Copper, lithium, and now water are becoming strategic assets in a world rethinking physical supply and sovereignty.
Natural resources were once the domain of cyclical traders, overlooked by many as outdated or irrelevant. Today, they’re back in the spotlight, not just as commodities, but as critical inputs for global security, energy resilience, and sustainable growth.
As the world races toward electrification, reindustrialisation, and climate adaptation, capital is flowing back into what was once considered the “old economy.”
Now, it’s not just about extraction; it’s about control, scarcity, and long-term resilience. Today, investors are no longer asking what the market price is; they’re asking who has access and leverage, and who can build.
If AI is the headline, copper is the infrastructure - from electric vehicles to data centres, smart grids to offshore wind farms, copper is essential.
Every stage of the energy transition demands more of it: a single EV requires two to four times the copper of a petrol car, while solar panels and wind turbines are materially copper-intensive. Some experts predict that demand for copper will almost double by 2035, yet supply is hitting bottlenecks.
Behind the scenes, new copper mines take a decade or more to develop, and many are located in politically or environmentally complex jurisdictions. In parallel, investment in processing capacity has lagged, creating tension between ambition and reality and a supply curve that’s struggling to bend.
For investors, copper is no longer a pure China play or a construction proxy. It’s a structural allocation, backed by energy policy, climate targets, and infrastructure mandates. In that context, short-term price volatility matters less than long-term exposure to a core transition metal.

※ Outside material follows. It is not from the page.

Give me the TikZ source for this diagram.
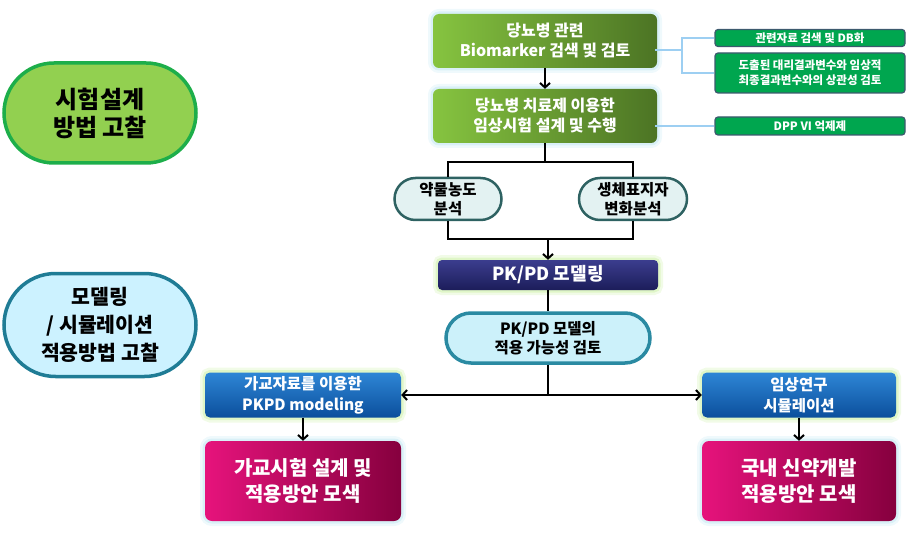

Of all the world’s natural resources, water may be the most mispriced and the most overlooked. For decades, it’s been seen through the lens of public service provision: low risk, low return, and heavily regulated. However, that perception is fading fast.
Climate change, population growth, and shifting consumption patterns are exposing water as a finite, fragile resource. California to South Asia and beyond, supply shocks are colliding with surging demand - not just from households and farms, but from chip foundries, data centres, and green hydrogen production. Consequently, investors are beginning to see water not just as an input but also as a constraint on future growth.
As you would expect, new markets are emerging in response. For example, water rights in Australia’s Murray-Darling Basin and parts of the U.S. are now actively traded.
Water-focused ETFs are also attracting inflows, offering exposure to treatment, infrastructure, and conservation technologies. Private equity and infrastructure funds are also circling desalination and wastewater reuse projects, often backed by long-term government financial support.
It’s crucial to recognise this is not a speculative theme; it’s a real asset, policy-aligned, climate-resilient thesis. And in many cases, it’s the water access embedded in farmland, industrial zones, or infrastructure that underwrites long-term value.
The common thread across this resource resurgence is clear: strategic control. The global economy is no longer only about access to capital or code; it’s about access to the materials that underpin both.
Let’s be clear, China’s dominance in rare earth processing wasn’t accidental. It was the result of a long-term industrial strategy. Now, Western nations are behind the curve, scrambling to catch up - reshoring supply chains, subsidising battery metals, and offering incentives for critical inputs.
Water, meanwhile, is politically sensitive. An age-old public backlash against privatisation, especially in regions facing acute shortages, adds a governance dimension that investors must navigate carefully. Still, the trend is undeniable: where water is scarce, value will follow.
In an increasingly intangible world, it’s the tangible that endures. The materials economy - long dismissed as backwards-looking - is becoming the infrastructure of the future.
Natural resources like copper and water are being revalued not just as commodities, but as strategic enablers of transition, growth, and resilience. For investors, this isn’t just a thematic idea; it’s a recalibration of how real assets fit into long-term portfolios.
Looking ahead, the most valuable resource may not be the one priced highest, but the one that cannot be substituted, replicated, or replaced. In that race, water and copper (to name just two) are moving from overlooked to essential.
The message is clear: if the future is to be built and sustained, investors must get comfortable owning what it depends on.